Please transcribe the data below exactly. Leave the pictures out.
»»
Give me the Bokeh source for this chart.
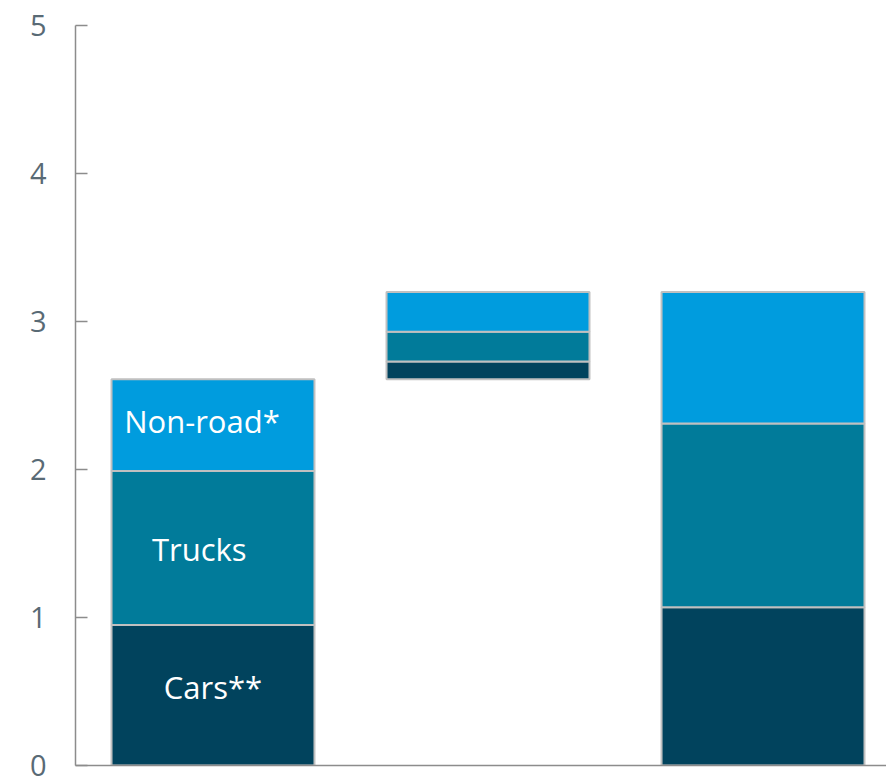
from bokeh.plotting import figure
from bokeh.models import Range1d, ColumnDataSource, FixedTicker, Label
from bokeh.embed import file_html
from bokeh.resources import INLINE

# Data
bars = [0, 1, 2]
base = [0.0, 2.61, 0.0]
cars = [0.95, 0.12, 1.07]
trucks = [1.04, 0.20, 1.24]
nonroad = [0.62, 0.27, 0.89]
series_names = ["Cars**", "Trucks", "Non-road*"]
colors = ["#01435d", "#017b9a", "#009cde"]
y_ticks = [0, 1, 2, 3, 4, 5]

p = figure(width=886, height=780, output_backend="svg", toolbar_location=None,
           x_range=Range1d(-0.5, 2.449), y_range=Range1d(0, 5),
           min_border_left=75, min_border_right=0, min_border_top=25, min_border_bottom=15)
p.grid.visible = False
p.outline_line_color = None
p.background_fill_color = "white"
p.border_fill_color = "white"

bottoms = list(base)
width = 0.738
for name, vals, col in zip(series_names, [cars, trucks, nonroad], colors):
    tops = [b + v for b, v in zip(bottoms, vals)]
    src = ColumnDataSource(dict(x=bars, bottom=bottoms, top=tops))
    p.vbar(x="x", bottom="bottom", top="top", width=width, source=src,
           fill_color=col, line_color="#c0c0c0", line_width=2)
    bottoms = tops

# inside labels on first bar
label_pos = [(0.0, 0.53), (-0.05, 1.46), (-0.04, 2.33)]
for name, (lx, ly) in zip(series_names, label_pos):
    p.add_layout(Label(x=lx, y=ly, text=name, text_align="center", text_baseline="middle",
                       text_color="white", text_font="Open Sans", text_font_size="31px"))

ya = p.yaxis[0]
ya.ticker = FixedTicker(ticks=y_ticks)
ya.major_tick_in = 12
ya.major_tick_out = 0
ya.minor_tick_line_color = None
ya.axis_line_color = "#8c8c8c"
ya.axis_line_width = 1.5
ya.major_tick_line_color = "#8c8c8c"
ya.major_tick_line_width = 1.5
ya.major_label_text_font = "Open Sans"
ya.major_label_text_font_size = "29px"
ya.major_label_text_color = "#596a75"
ya.major_label_standoff = 29

xa = p.xaxis[0]
xa.ticker = FixedTicker(ticks=[])
xa.major_tick_line_color = None
xa.minor_tick_line_color = None
xa.axis_line_color = "#8c8c8c"
xa.axis_line_width = 1.5

open("out.html", "w").write(file_html(p, INLINE))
««
● **Output of the exercise**:
Give me the Bokeh source for this chart.
from bokeh.plotting import figure
from bokeh.models import Range1d, ColumnDataSource, FixedTicker, Label
from bokeh.embed import file_html
from bokeh.resources import INLINE

# Data
bars = [0, 1, 2]
base = [0.0, 2.61, 0.0]
cars = [0.95, 0.12, 1.07]
trucks = [1.04, 0.20, 1.24]
nonroad = [0.62, 0.27, 0.89]
series_names = ["Cars**", "Trucks", "Non-road*"]
colors = ["#01435d", "#017b9a", "#009cde"]
y_ticks = [0, 1, 2, 3, 4, 5]

p = figure(width=886, height=780, output_backend="svg", toolbar_location=None,
           x_range=Range1d(-0.5, 2.449), y_range=Range1d(0, 5),
           min_border_left=75, min_border_right=0, min_border_top=25, min_border_bottom=15)
p.grid.visible = False
p.outline_line_color = None
p.background_fill_color = "white"
p.border_fill_color = "white"

bottoms = list(base)
width = 0.738
for name, vals, col in zip(series_names, [cars, trucks, nonroad], colors):
    tops = [b + v for b, v in zip(bottoms, vals)]
    src = ColumnDataSource(dict(x=bars, bottom=bottoms, top=tops))
    p.vbar(x="x", bottom="bottom", top="top", width=width, source=src,
           fill_color=col, line_color="#c0c0c0", line_width=2)
    bottoms = tops

# inside labels on first bar
label_pos = [(0.0, 0.53), (-0.05, 1.46), (-0.04, 2.33)]
for name, (lx, ly) in zip(series_names, label_pos):
    p.add_layout(Label(x=lx, y=ly, text=name, text_align="center", text_baseline="middle",
                       text_color="white", text_font="Open Sans", text_font_size="31px"))

ya = p.yaxis[0]
ya.ticker = FixedTicker(ticks=y_ticks)
ya.major_tick_in = 12
ya.major_tick_out = 0
ya.minor_tick_line_color = None
ya.axis_line_color = "#8c8c8c"
ya.axis_line_width = 1.5
ya.major_tick_line_color = "#8c8c8c"
ya.major_tick_line_width = 1.5
ya.major_label_text_font = "Open Sans"
ya.major_label_text_font_size = "29px"
ya.major_label_text_color = "#596a75"
ya.major_label_standoff = 29

xa = p.xaxis[0]
xa.ticker = FixedTicker(ticks=[])
xa.major_tick_line_color = None
xa.minor_tick_line_color = None
xa.axis_line_color = "#8c8c8c"
xa.axis_line_width = 1.5

open("out.html", "w").write(file_html(p, INLINE))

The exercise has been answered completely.